Iucci esteve em Lisboa para apresentar a campanha do ACNUR e do IKEA Uma Vida Melhor para os Refugiados. Trouxe com ela uma lanterna solar portátil, como as que o ACNUR distribui nalguns campos. “Poder iluminar uma tenda permite dar alguma normalidade à vida”, insiste, à conversa com o PÚBLICO.
Trabalhar com fontes de energia renováveis é muito importante por permitir atenuar o impacto dos campos nos países que fazem a grande fatia deste esforço. “Só 8% dos refugiados estão em países desenvolvidos”, recorda a responsável do ACNUR. A maioria fica em países da sua região de origem, países em desenvolvimento que “acabam por ser muito mais generosos”, abrem as suas portas e fazem um grande esforço para acolher estas pessoas.
A campanha que foi apresentada na Fundação Gulbenkian, em Lisboa, e que a partir desta segunda-feira será visível para todos os que entrarem numa loja IKEA, tem como objectivo angariar fundos: por cada lâmpada LED que for comprada, a Fundação IKEA vai doar 1 euro ao ACNUR, o que servirá para melhorar as fontes de iluminação mas também o acesso a educação em cinco dos países que mais refugiados recebem actualmente, Jordânia, Sudão, Bangladesh, Chade e Etiópia.
“É a maior campanha que o ACNUR já teve com o sector empresarial”, diz Iucci. Claro que o dinheiro é importante, mas tão ou mais importante é “o acesso às pessoas, aos funcionários e aos clientes, é uma oportunidade para explicar a milhões de pessoas quem são os refugiados e do que é que eles precisam".
Soluções inovadoras
A relação entre o ACNUR e a Fundação IKEA é bem mais profunda. “É uma parceria chave. Com eles chegamos a soluções inovadoras que nos permitem realmente mudar a vida das pessoas”, afirma Iucci. “Nós ajudámos a desenvolver a unidade de inovação do ACNUR”, explica Jonathan Spampinato, director de relações institucionais da fundação. “Quando eles precisam de ajuda, chamam-nos e nós vemos quem é que trabalha connosco que pode ajudar a resolver um problema específico. É o que estamos habituados a fazer”, diz.
Há uma nova solução de abrigo que começou a ser desenvolvida desde 2010, por exemplo, e que está agora em fase de testes.
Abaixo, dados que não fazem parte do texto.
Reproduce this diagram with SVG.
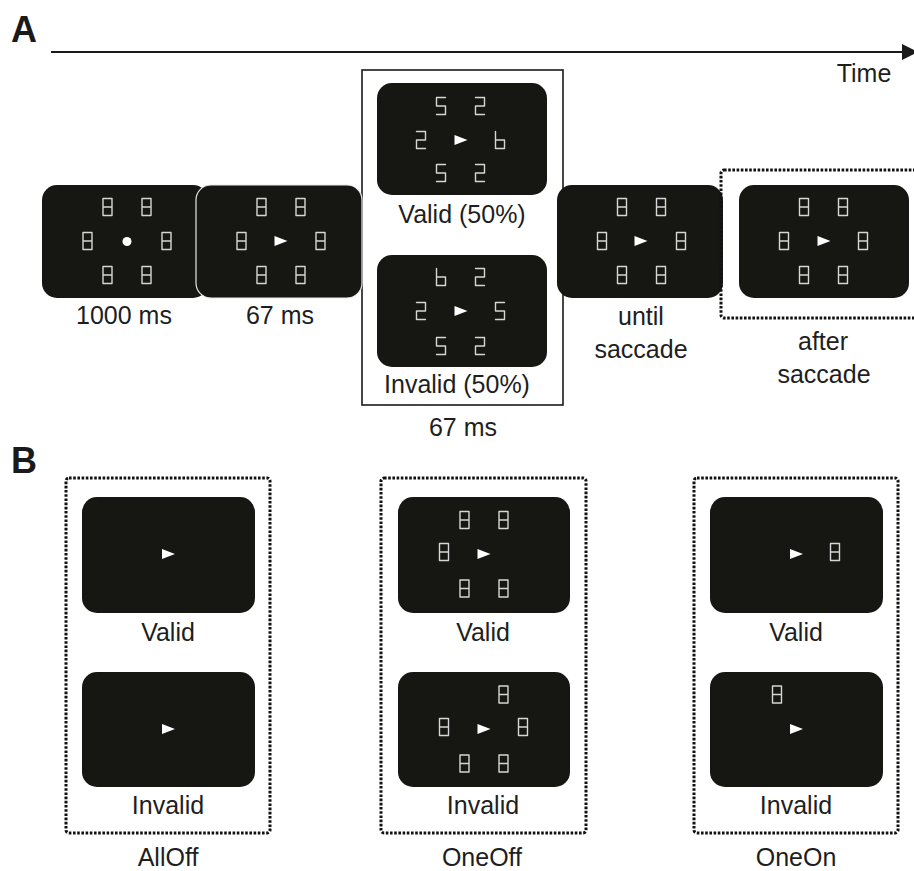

Uma casa que os refugiados podem construir e que poderá em breve substituir as tendas e as caravanas em vários campos.
Para o IKEA, empresa e fundação (um dos maiores doadores empresariais do mundo), esta é uma parceria que faz todo o sentido. “A ideia do fundador da empresa era permitir a muitas pessoas o acesso a melhores soluções para as suas casas. Nós queremos ajudar muitas pessoas de cada vez. E com o ACNUR chegamos a milhões de crianças”, diz Jonathan Spampinato.
Soloman Tesfer Berhane já viveu num campo de refugiados, no campo de Choucha, na Tunísia, onde estiveram milhares de pessoas em fuga da guerra na Líbia, em 2011. Berhane, um engenheiro eritreu com experiência em empresas petrolíferas, passou oito meses ali, até vir para Portugal, há dois anos. “Primeiro, não havia luz, não havia nada, era terrível. Lembro-me de quando distribuíram as lanternas, eram mesmo assim, aquelas, fomos os primeiros a usá-las”, diz.
As lanternas melhoram o dia-a-dia, conta, mas o maior problema do campo no deserto era bem mais difícil de resolver. “Os seres humanos são diferentes, alguns são pacientes, outros não conseguem”, diz Berhane. “Têm sonhos e a realidade é outra. Para alguns, isso é muito difícil.”